Olive Oil and Artery Function

“Olive Oil and Artery Function” The relative paralysis
of our arteries for hours after eating fast food and cheesecake
may also occur after olive oil. Olive oil was found to have the same
impairment in endothelial function as the rest of these high-fat meals. Sausage and Egg McMuffin was the
worst, but olive oil wasn’t far behind. Studies that have suggested endothelial
benefits after olive oil consumption have measured something
different: ischemia-induced as opposed to flow-mediated dilation. And there’s just not good
evidence that that’s actually an index of endothelial function,
which is what predicts heart disease. Hundreds of studies have
shown that this other test can give a false negative result.

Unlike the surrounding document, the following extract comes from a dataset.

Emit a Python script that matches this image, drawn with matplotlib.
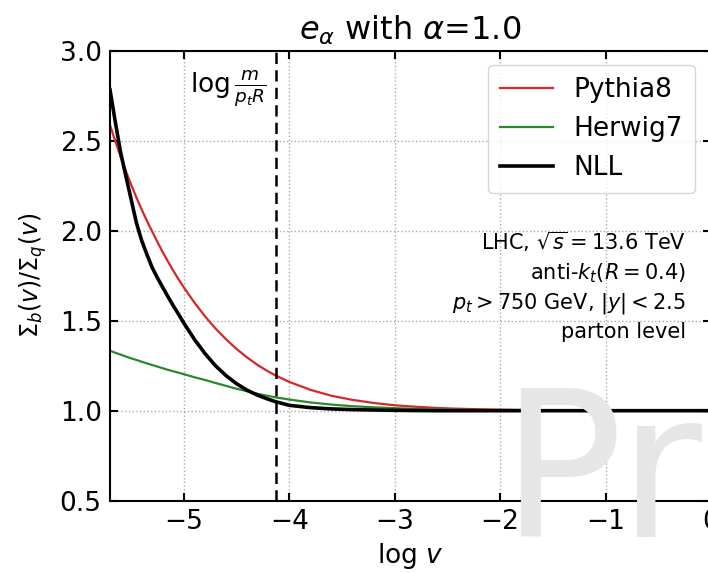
import numpy as np
import matplotlib
matplotlib.use("Agg")
import matplotlib.pyplot as plt

# log v sample points
log_v = [-5.70, -5.65, -5.60, -5.55, -5.50, -5.45, -5.40, -5.35, -5.30,
         -5.25, -5.20, -5.15, -5.10, -5.05, -5.00, -4.90, -4.80, -4.70,
         -4.60, -4.50, -4.40, -4.30, -4.20, -4.13, -4.00, -3.80, -3.60,
         -3.40, -3.20, -3.00, -2.80, -2.60, -2.40, -2.20, -2.00, -1.50,
         -1.00, -0.50, 0.00]

# Sigma_b / Sigma_q ratios
pythia8 = [2.587, 2.498, 2.412, 2.332, 2.257, 2.185, 2.118, 2.055, 1.996,
           1.937, 1.881, 1.828, 1.778, 1.730, 1.685, 1.601, 1.525, 1.457,
           1.397, 1.343, 1.296, 1.254, 1.218, 1.196, 1.160, 1.116, 1.083,
           1.060, 1.043, 1.030, 1.022, 1.015, 1.011, 1.008, 1.006, 1.002,
           1.001, 1.0, 1.0]
herwig7 = [1.333, 1.322, 1.312, 1.301, 1.291, 1.282, 1.272, 1.263, 1.254,
           1.245, 1.236, 1.227, 1.219, 1.211, 1.203, 1.186, 1.171, 1.154,
           1.138, 1.122, 1.108, 1.094, 1.082, 1.074, 1.062, 1.046, 1.034,
           1.025, 1.019, 1.014, 1.010, 1.007, 1.005, 1.003, 1.002, 1.001,
           1.0, 1.0, 1.0]
nll = [2.783, 2.605, 2.437, 2.305, 2.175, 2.045, 1.946, 1.868, 1.795,
       1.738, 1.685, 1.633, 1.583, 1.536, 1.487, 1.397, 1.318, 1.250,
       1.195, 1.150, 1.114, 1.086, 1.064, 1.050, 1.030, 1.017, 1.010,
       1.006, 1.004, 1.002, 1.001, 1.0, 1.0, 1.0, 1.0, 1.0,
       1.0, 1.0, 1.0]

mass_scale = -4.13   # log(m / (p_t R))

x_ticks = [-5, -4, -3, -2, -1, 0]
y_ticks = [0.5, 1.0, 1.5, 2.0, 2.5, 3.0]

W, H = 708, 573
fig = plt.figure(figsize=(W / 100, H / 100), dpi=100)
ax = fig.add_axes([110 / W, 72.3 / H, 601 / W, 450 / H])

ax.plot(log_v, pythia8, color="#d62728", lw=1.6, label="Pythia8")
ax.plot(log_v, herwig7, color="#2a8a2a", lw=1.6, label="Herwig7")
ax.plot(log_v, nll, color="black", lw=2.6, label="NLL")
ax.axvline(mass_scale, color="black", lw=1.8, ls=(0, (4.5, 2.5)))

ax.set_xlim(-5.7, 0.0)
ax.set_ylim(0.5, 3.0)
ax.set_xticks(x_ticks)
ax.set_yticks(y_ticks)
ax.grid(True, ls=":", color="#aaaaaa", lw=1.0)
ax.tick_params(direction="in", top=True, right=True, length=6, width=1.5,
               labelsize=19, pad=6)
for s in ax.spines.values():
    s.set_linewidth(1.5)

ax.set_xlabel(r"$\log\,v$", fontsize=19, labelpad=4)
ax.set_ylabel(r"$\Sigma_b(v)/\Sigma_q(v)$", fontsize=17, labelpad=8)
ax.set_title(r"$e_\alpha$ with $\alpha$=1.0", fontsize=23, pad=8)

ax.text(-4.21, 2.79, r"$\log\frac{m}{p_t R}$", fontsize=19,
        ha="right", va="center")

leg = ax.legend(loc="upper left", bbox_to_anchor=(378 / 601, (500.7 - 65) / 450),
                borderaxespad=0.0, fontsize=19, frameon=True, fancybox=True,
                framealpha=0.8, edgecolor="#cccccc", handlelength=2.0,
                borderpad=0.45, labelspacing=0.5)

info = [r"LHC, $\sqrt{s}=13.6$ TeV",
        r"anti-$k_t(R=0.4)$",
        r"$p_t>750$ GeV, $|y|<2.5$",
        "parton level"]
for line, yb in zip(info, [250, 279, 308, 338]):
    fig.text(686 / W, 1 - yb / H, line, fontsize=15, ha="right",
             va="baseline")

fig.text(500 / W, 36.3 / H, "Preliminary", fontsize=146, color="#e6e6e6",
         ha="left", va="baseline", zorder=10)

fig.savefig("out.png", dpi=100)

But it’s not just olive oil. Other oils have also been shown
to have deleterious effects – a significant constant decrease
in endothelial function three hours after each meal,
independent of the type of oil or whether the oil was
fresh or deep fried. Olive may be better
than omega-6 rich oils, or saturated fats, but still
showed adverse effects. But this study was done
on regular refined olive oil. What about extra virgin? Extra virgin olive oil retains a fraction
of the anti-inflammatory phytonutrients found in the olive fruit,
and so it does not appear to induce the same kind of spike
in inflammatory markers caused by regular olive oil. But what
does that mean for our arteries? Extra virgin olive oil may have
more of a neutral effect, compared to butter, which
exerted a noxious effect that lasted for up to six hours,
basically right up to the next meal. In the largest prospective
study ever to assess the relationship between
olive oil consumption and cardiac events like heart
attacks, there was a suggestion that virgin olive oil may be
better than regular olive oil. But neither was found to significantly
reduce heart attack rates after controlling for healthy dietary
behaviors like vegetable intake, which tends to go hand and
hand with olive oil intake. There have been studies, though,
showing even extra virgin olive oil, contrary to expectations, may significantly
impair endothelial function as well. So why do some studies suggest
people’s endothelial function improves on a Mediterranean diet,
a diet rich in olive oil? Perhaps because it’s
also rich in whole grains, fruits, vegetables, beans,
walnuts as well. Dietary fruits and vegetables
appear to provide some protection against the direct impairment
on endothelial function produced by high-fat foods,
including olive oil. So improvements in health may be in
spite of, rather than because of, the oil. In terms of their effects on postprandial
endothelial function after a meal, the beneficial components
of the Mediterranean diet may primarily be the
antioxidant-rich foods, the vegetables, fruits, and their
derivatives such as balsamic vinegar. Just adding some vegetables
to a fatty meal may partially restore arterial functioning and blood flow.